**Aim of the exercise:** Leave out all pictures and return, exactly as written, the lines from the line containing "Clone this chart in Plotly." to the line containing "W, H = 1149, 491", both ends kept.

|---|

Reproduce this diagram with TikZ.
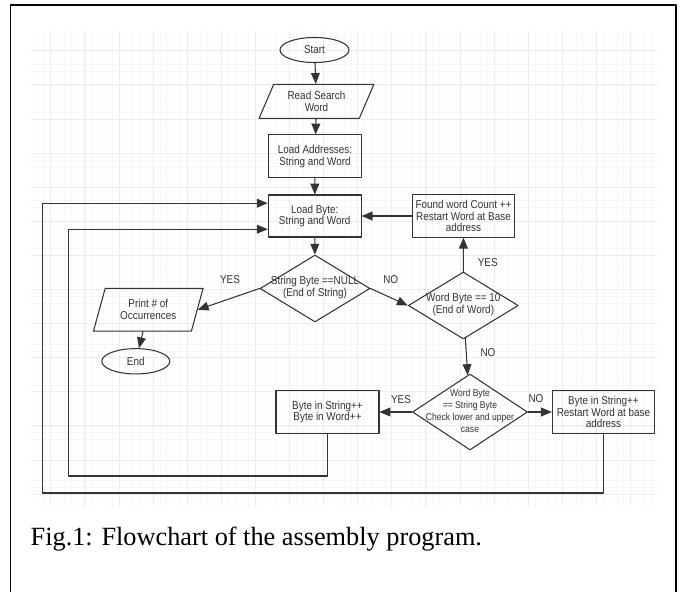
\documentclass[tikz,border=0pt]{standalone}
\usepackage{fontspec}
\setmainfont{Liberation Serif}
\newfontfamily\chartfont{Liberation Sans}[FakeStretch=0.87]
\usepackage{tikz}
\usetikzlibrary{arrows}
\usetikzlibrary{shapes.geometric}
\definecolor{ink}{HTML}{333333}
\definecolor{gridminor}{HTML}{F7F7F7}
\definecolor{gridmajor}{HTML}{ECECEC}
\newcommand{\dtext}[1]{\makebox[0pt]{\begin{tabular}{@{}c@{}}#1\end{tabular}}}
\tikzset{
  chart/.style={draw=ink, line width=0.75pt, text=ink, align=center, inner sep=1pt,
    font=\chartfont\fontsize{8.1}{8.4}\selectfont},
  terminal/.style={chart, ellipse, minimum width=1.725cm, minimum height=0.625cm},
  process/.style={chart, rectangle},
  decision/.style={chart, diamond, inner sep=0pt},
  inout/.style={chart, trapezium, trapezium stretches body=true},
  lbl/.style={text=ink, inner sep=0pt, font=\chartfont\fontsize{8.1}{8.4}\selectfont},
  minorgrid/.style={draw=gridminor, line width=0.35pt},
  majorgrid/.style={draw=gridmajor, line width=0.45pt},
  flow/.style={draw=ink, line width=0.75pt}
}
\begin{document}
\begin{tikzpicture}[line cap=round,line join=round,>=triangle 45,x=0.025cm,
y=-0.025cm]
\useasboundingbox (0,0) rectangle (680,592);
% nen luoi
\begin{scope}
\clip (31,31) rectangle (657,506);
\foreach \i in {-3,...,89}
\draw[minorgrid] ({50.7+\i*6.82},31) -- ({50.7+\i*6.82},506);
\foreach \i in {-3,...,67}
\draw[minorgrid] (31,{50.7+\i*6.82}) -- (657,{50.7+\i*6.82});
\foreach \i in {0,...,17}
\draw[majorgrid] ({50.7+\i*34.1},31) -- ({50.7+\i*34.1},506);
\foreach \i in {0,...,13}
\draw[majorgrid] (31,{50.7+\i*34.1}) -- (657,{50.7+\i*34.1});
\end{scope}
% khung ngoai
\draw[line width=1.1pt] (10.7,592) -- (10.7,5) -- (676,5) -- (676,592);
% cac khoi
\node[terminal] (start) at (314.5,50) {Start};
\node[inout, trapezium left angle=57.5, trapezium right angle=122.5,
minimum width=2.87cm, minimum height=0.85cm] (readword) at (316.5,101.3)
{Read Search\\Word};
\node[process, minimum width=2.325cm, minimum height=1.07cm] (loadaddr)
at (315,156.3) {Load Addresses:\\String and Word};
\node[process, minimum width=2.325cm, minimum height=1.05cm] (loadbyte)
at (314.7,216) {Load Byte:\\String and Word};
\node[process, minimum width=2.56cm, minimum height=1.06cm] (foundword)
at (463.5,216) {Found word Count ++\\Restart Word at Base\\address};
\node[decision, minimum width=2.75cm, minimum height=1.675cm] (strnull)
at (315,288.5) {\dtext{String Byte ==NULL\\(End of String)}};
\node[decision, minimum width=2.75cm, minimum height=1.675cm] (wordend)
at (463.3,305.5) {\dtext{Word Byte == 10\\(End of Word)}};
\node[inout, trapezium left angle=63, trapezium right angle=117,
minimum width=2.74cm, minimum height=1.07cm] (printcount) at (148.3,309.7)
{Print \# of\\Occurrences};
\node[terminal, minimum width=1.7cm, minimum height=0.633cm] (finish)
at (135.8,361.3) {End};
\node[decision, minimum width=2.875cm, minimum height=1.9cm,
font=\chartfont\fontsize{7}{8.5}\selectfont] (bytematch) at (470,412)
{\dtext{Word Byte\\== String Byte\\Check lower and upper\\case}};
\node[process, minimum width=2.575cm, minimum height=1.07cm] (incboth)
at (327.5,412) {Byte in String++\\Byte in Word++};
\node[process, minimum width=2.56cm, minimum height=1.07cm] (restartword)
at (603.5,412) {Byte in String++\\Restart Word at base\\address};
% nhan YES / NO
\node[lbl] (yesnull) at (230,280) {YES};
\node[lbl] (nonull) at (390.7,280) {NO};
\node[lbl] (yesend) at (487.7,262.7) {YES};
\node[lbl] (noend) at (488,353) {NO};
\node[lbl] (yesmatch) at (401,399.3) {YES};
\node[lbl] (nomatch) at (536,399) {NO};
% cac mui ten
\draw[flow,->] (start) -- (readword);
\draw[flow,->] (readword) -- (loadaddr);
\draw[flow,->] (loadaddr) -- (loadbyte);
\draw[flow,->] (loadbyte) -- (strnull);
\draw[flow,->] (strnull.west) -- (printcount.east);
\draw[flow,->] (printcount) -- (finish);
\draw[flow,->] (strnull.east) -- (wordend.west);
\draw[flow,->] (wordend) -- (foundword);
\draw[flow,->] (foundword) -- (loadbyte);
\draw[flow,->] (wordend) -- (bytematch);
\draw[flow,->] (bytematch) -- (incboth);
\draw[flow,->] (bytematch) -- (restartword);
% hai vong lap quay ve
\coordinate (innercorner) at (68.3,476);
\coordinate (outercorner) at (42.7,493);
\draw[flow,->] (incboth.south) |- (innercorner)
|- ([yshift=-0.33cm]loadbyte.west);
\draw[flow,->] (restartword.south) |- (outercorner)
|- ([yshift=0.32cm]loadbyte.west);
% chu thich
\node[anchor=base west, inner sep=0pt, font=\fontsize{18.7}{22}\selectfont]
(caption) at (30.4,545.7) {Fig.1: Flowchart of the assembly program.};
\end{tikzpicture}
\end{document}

|---|

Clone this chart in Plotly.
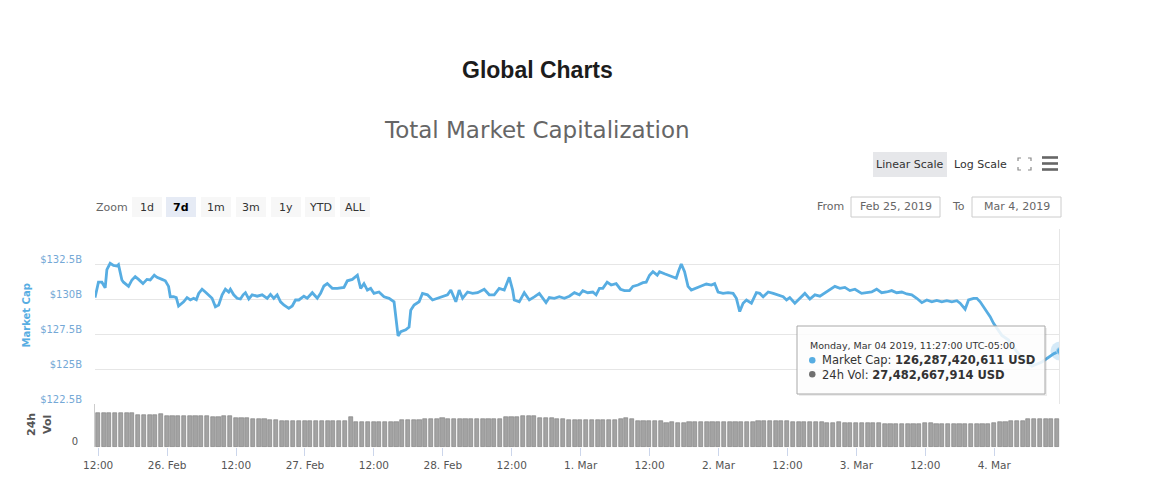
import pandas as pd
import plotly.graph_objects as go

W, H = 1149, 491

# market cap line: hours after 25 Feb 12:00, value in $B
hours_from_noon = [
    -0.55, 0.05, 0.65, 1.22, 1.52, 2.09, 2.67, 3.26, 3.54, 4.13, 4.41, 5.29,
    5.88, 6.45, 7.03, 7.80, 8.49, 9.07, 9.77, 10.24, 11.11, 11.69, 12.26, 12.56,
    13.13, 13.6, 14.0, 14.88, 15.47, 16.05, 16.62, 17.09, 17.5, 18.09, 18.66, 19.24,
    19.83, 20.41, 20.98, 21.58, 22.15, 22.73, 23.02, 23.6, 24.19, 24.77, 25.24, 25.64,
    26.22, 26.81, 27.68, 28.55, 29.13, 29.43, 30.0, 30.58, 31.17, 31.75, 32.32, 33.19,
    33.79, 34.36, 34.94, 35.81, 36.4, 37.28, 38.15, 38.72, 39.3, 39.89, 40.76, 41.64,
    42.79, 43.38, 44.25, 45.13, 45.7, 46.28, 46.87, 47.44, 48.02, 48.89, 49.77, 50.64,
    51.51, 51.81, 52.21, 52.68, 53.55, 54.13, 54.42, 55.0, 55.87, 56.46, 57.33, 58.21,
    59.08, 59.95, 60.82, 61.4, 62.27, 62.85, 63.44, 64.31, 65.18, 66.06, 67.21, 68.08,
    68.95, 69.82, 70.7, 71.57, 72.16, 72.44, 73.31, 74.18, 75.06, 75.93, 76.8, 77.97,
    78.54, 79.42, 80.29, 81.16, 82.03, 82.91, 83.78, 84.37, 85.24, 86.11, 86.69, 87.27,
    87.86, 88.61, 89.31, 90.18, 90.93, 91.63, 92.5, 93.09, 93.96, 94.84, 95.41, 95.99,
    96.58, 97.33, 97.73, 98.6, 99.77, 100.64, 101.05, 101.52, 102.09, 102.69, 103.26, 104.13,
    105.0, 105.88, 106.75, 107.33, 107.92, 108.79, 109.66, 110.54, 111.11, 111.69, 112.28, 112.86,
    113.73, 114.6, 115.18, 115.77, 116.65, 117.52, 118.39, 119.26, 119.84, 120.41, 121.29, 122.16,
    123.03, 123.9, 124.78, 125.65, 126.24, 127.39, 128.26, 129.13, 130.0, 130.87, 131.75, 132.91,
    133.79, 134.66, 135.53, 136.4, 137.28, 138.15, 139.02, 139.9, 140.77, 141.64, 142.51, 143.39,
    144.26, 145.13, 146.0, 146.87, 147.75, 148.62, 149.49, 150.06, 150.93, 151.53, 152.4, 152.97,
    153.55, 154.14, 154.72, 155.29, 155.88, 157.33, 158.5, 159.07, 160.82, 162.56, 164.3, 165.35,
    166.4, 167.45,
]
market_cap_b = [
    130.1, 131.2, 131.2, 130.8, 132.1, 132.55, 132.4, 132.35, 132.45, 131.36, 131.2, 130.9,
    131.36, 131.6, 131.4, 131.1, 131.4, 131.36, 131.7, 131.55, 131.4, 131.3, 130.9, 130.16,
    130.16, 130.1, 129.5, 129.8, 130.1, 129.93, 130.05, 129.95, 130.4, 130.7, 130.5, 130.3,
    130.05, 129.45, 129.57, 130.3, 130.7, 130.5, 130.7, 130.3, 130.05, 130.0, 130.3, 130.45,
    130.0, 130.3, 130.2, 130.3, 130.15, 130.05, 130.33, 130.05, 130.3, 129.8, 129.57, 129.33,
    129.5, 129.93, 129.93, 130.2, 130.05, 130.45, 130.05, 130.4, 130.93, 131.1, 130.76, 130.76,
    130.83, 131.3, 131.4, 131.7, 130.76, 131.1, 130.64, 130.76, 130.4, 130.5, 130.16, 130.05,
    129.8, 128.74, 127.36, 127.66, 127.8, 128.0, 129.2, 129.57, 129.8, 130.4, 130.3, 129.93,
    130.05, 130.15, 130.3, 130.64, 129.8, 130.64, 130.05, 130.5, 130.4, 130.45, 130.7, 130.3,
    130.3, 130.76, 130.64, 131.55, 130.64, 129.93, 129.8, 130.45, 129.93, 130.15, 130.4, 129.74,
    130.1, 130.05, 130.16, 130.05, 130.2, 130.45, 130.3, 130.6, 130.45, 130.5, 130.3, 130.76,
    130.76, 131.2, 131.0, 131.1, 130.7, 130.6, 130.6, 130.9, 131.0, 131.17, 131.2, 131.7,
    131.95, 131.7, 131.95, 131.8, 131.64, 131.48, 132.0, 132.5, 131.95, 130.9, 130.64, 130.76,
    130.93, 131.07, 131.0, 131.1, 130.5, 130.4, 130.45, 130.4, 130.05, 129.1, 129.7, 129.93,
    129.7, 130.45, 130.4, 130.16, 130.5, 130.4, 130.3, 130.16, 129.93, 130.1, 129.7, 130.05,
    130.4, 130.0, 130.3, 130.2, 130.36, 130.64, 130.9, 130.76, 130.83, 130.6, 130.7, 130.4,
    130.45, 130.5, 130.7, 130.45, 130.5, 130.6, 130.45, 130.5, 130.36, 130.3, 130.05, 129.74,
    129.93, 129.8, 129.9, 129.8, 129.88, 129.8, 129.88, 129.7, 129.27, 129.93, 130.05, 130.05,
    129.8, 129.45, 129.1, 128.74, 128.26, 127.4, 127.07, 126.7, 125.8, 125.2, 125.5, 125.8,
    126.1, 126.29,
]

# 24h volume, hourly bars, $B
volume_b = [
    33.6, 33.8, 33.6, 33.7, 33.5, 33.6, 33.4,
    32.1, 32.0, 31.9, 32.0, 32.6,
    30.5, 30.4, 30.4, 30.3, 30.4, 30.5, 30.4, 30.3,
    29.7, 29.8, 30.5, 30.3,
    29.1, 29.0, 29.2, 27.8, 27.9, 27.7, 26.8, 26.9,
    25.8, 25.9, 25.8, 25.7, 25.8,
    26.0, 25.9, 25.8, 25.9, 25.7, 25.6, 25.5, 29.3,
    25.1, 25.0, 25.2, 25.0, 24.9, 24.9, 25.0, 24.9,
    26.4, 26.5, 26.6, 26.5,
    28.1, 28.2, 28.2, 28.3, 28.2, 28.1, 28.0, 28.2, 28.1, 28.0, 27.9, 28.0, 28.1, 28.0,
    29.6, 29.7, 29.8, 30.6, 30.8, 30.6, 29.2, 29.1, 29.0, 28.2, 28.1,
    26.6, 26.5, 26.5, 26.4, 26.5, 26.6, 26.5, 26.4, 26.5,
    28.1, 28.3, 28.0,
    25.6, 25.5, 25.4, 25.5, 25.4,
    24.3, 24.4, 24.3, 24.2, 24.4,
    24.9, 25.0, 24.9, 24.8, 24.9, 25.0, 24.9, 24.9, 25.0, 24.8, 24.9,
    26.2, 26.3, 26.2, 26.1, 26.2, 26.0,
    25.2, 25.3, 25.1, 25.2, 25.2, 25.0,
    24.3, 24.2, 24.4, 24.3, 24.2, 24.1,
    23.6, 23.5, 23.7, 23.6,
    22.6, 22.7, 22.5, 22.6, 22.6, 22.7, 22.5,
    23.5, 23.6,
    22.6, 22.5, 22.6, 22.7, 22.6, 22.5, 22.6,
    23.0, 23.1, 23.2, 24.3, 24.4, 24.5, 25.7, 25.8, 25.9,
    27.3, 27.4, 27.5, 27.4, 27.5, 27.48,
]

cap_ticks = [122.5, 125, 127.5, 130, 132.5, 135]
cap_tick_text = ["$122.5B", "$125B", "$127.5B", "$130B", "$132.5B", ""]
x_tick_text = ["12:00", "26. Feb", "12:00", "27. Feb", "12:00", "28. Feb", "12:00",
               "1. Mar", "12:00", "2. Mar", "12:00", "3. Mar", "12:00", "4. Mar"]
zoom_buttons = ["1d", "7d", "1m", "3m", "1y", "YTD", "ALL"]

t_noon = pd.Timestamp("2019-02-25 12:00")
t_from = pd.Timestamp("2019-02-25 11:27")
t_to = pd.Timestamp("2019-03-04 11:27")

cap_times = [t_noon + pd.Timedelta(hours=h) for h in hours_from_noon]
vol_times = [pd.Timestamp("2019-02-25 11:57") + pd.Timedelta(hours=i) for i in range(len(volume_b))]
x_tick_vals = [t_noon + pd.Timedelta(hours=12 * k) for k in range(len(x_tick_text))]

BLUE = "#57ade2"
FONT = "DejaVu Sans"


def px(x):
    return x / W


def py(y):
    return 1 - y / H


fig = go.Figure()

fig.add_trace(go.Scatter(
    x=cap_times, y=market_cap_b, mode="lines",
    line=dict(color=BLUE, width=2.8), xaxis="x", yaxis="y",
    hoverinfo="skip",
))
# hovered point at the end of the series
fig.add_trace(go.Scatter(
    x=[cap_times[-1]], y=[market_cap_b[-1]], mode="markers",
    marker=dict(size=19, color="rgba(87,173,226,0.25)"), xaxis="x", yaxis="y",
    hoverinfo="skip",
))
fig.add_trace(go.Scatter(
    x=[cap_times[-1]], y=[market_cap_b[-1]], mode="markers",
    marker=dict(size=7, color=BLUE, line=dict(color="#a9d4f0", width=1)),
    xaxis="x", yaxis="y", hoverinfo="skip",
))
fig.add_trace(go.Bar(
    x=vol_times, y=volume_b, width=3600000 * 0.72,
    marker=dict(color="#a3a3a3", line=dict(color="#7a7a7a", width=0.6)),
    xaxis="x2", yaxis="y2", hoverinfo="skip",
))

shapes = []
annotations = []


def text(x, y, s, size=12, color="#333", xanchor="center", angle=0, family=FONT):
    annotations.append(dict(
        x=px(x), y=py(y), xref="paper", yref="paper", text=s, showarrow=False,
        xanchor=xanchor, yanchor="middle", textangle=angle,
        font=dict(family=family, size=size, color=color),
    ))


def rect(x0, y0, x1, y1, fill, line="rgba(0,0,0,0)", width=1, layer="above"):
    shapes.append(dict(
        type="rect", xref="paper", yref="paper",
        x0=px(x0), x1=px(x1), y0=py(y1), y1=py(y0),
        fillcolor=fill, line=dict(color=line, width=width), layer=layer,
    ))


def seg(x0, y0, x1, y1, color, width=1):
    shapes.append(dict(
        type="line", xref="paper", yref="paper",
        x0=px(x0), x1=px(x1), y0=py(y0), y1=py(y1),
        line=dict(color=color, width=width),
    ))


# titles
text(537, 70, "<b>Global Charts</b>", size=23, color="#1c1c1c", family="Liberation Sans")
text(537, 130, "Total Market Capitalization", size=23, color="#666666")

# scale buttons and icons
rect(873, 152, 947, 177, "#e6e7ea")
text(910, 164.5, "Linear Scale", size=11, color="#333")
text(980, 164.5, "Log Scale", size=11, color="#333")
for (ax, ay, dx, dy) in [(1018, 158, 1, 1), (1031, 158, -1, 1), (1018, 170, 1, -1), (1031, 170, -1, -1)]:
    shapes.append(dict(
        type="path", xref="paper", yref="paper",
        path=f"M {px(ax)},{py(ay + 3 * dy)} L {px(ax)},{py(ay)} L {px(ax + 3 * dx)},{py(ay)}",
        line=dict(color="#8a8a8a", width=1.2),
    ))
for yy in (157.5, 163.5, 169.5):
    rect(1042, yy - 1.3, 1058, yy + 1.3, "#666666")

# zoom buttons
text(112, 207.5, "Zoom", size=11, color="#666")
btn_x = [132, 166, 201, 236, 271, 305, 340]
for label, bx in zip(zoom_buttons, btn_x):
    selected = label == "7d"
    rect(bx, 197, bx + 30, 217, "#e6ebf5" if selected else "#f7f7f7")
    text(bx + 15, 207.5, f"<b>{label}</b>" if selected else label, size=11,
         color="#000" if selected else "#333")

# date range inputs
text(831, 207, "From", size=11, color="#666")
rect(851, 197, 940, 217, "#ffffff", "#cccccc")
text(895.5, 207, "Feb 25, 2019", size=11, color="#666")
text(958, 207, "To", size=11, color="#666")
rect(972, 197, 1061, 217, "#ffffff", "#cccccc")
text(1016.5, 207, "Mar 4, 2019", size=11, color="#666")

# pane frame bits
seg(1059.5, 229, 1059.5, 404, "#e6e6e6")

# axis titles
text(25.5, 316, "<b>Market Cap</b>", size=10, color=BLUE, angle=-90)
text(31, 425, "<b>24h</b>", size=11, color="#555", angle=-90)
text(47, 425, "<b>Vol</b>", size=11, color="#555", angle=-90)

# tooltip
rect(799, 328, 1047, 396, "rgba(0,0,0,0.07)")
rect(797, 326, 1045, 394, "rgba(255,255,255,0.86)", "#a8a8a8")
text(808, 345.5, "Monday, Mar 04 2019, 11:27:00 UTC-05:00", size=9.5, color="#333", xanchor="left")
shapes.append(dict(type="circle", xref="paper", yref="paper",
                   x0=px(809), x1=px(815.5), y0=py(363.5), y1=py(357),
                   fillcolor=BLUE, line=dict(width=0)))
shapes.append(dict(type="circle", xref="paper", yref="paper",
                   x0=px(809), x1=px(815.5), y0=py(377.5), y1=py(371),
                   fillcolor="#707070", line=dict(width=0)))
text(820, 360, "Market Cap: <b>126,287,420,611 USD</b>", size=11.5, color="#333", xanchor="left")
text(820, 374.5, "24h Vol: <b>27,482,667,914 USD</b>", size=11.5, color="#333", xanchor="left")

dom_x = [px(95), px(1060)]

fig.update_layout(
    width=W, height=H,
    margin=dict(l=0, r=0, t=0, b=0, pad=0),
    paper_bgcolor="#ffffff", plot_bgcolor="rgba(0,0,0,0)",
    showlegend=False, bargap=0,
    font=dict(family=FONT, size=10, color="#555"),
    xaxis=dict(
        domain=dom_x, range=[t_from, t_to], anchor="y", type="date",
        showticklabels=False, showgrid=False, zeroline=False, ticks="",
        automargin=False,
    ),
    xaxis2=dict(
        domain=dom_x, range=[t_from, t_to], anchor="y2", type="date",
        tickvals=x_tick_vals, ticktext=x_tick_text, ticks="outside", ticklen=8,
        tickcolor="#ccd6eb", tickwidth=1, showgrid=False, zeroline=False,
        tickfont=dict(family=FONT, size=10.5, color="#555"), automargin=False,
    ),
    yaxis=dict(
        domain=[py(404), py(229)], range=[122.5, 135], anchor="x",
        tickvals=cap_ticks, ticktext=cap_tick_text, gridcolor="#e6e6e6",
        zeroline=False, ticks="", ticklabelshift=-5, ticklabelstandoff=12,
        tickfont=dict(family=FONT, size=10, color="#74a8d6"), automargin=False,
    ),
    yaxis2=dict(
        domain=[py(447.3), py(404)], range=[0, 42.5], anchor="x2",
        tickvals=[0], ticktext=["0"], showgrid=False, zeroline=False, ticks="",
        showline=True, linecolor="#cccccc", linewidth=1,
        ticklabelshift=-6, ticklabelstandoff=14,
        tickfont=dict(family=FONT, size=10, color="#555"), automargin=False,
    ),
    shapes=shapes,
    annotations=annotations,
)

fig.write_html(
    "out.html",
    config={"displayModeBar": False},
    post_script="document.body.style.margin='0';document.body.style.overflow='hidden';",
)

|---|

**Answer for the task:**
Clone this chart in Plotly.
import pandas as pd
import plotly.graph_objects as go

W, H = 1149, 491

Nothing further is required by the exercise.